===== TASK DATA
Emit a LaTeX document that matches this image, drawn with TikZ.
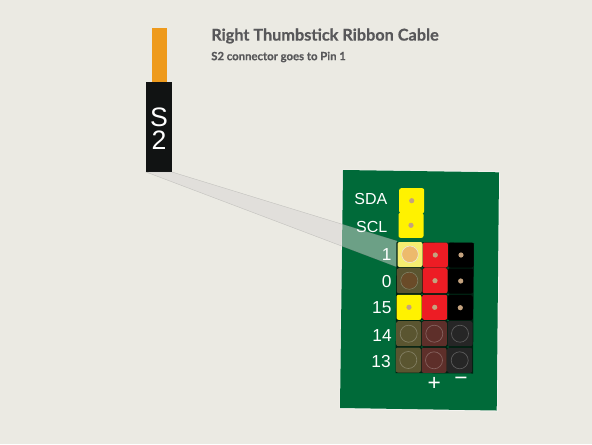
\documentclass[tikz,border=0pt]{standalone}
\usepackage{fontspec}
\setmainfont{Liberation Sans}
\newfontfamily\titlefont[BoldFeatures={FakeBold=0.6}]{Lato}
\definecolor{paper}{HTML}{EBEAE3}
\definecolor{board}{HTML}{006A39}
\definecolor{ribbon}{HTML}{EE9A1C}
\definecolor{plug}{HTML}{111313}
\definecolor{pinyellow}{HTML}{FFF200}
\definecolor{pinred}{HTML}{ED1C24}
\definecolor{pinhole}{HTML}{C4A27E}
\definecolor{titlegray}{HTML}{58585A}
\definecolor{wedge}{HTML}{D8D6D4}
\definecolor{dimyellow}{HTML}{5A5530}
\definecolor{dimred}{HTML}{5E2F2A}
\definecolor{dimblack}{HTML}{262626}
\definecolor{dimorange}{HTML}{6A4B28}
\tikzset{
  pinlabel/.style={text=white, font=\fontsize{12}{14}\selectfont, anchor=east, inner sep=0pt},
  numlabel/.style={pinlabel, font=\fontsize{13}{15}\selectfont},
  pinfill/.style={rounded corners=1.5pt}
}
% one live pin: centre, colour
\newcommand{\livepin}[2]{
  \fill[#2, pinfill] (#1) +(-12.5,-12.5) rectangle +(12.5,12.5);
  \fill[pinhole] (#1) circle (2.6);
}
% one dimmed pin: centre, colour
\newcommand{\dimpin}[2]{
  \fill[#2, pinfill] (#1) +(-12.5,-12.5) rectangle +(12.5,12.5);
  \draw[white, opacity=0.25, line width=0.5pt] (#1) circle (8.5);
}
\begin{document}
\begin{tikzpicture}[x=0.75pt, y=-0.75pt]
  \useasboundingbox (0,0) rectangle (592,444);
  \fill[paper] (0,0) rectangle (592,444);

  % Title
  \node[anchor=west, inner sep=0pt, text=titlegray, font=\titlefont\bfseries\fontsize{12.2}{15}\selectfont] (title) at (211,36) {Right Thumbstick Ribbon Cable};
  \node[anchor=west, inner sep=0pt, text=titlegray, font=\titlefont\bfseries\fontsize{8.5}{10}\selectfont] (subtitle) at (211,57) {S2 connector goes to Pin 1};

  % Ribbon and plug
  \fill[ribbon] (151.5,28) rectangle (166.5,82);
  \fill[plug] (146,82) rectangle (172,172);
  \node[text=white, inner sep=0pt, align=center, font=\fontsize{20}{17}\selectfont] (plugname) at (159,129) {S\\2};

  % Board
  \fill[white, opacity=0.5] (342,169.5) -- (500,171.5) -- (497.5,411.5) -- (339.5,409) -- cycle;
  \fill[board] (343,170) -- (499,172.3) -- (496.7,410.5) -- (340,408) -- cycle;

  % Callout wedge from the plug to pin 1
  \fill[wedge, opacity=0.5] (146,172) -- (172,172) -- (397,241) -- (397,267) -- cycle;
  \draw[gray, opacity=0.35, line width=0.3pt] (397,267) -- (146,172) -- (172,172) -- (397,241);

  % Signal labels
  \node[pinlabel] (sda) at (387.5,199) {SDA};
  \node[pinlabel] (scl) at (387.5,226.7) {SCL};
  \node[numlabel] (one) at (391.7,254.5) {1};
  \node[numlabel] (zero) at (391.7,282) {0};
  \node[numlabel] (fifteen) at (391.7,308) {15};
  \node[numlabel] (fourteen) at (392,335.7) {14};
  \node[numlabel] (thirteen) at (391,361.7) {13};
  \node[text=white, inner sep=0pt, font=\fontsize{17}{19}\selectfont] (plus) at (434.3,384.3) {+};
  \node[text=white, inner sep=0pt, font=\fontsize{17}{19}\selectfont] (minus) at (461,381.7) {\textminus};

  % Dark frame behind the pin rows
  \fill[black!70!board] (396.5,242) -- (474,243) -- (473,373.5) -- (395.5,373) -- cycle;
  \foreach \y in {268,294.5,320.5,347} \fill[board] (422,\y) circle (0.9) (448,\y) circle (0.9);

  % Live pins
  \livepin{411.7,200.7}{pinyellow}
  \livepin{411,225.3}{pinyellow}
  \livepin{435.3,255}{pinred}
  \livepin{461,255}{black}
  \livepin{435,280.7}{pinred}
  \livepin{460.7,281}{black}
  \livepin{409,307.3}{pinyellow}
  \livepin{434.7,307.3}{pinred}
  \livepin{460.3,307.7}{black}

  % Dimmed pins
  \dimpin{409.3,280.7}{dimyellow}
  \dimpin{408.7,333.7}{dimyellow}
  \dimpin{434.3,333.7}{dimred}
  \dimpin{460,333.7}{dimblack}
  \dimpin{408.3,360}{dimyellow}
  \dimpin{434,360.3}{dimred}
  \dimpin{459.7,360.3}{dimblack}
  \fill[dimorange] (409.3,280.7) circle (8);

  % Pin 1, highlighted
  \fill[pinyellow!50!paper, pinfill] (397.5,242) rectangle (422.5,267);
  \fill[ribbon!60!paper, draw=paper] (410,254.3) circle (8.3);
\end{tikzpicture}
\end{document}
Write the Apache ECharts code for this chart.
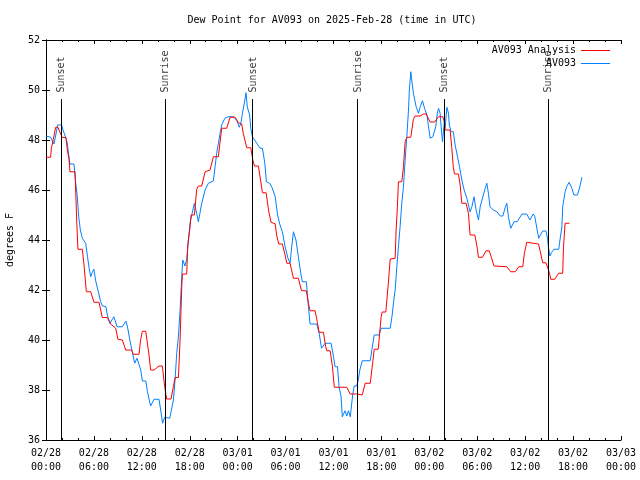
==========
▶ [WHAT TO PRODUCE]
Print the entries as they stand, first line through the line holding "(subtitle) at (211,57)", with every picture removed.

▶ [OUTPUT OF THE EXERCISE]
Emit a LaTeX document that matches this image, drawn with TikZ.
\documentclass[tikz,border=0pt]{standalone}
\usepackage{fontspec}
\setmainfont{Liberation Sans}
\newfontfamily\titlefont[BoldFeatures={FakeBold=0.6}]{Lato}
\definecolor{paper}{HTML}{EBEAE3}
\definecolor{board}{HTML}{006A39}
\definecolor{ribbon}{HTML}{EE9A1C}
\definecolor{plug}{HTML}{111313}
\definecolor{pinyellow}{HTML}{FFF200}
\definecolor{pinred}{HTML}{ED1C24}
\definecolor{pinhole}{HTML}{C4A27E}
\definecolor{titlegray}{HTML}{58585A}
\definecolor{wedge}{HTML}{D8D6D4}
\definecolor{dimyellow}{HTML}{5A5530}
\definecolor{dimred}{HTML}{5E2F2A}
\definecolor{dimblack}{HTML}{262626}
\definecolor{dimorange}{HTML}{6A4B28}
\tikzset{
  pinlabel/.style={text=white, font=\fontsize{12}{14}\selectfont, anchor=east, inner sep=0pt},
  numlabel/.style={pinlabel, font=\fontsize{13}{15}\selectfont},
  pinfill/.style={rounded corners=1.5pt}
}
% one live pin: centre, colour
\newcommand{\livepin}[2]{
  \fill[#2, pinfill] (#1) +(-12.5,-12.5) rectangle +(12.5,12.5);
  \fill[pinhole] (#1) circle (2.6);
}
% one dimmed pin: centre, colour
\newcommand{\dimpin}[2]{
  \fill[#2, pinfill] (#1) +(-12.5,-12.5) rectangle +(12.5,12.5);
  \draw[white, opacity=0.25, line width=0.5pt] (#1) circle (8.5);
}
\begin{document}
\begin{tikzpicture}[x=0.75pt, y=-0.75pt]
  \useasboundingbox (0,0) rectangle (592,444);
  \fill[paper] (0,0) rectangle (592,444);

  % Title
  \node[anchor=west, inner sep=0pt, text=titlegray, font=\titlefont\bfseries\fontsize{12.2}{15}\selectfont] (title) at (211,36) {Right Thumbstick Ribbon Cable};
  \node[anchor=west, inner sep=0pt, text=titlegray, font=\titlefont\bfseries\fontsize{8.5}{10}\selectfont] (subtitle) at (211,57) {S2 connector goes to Pin 1};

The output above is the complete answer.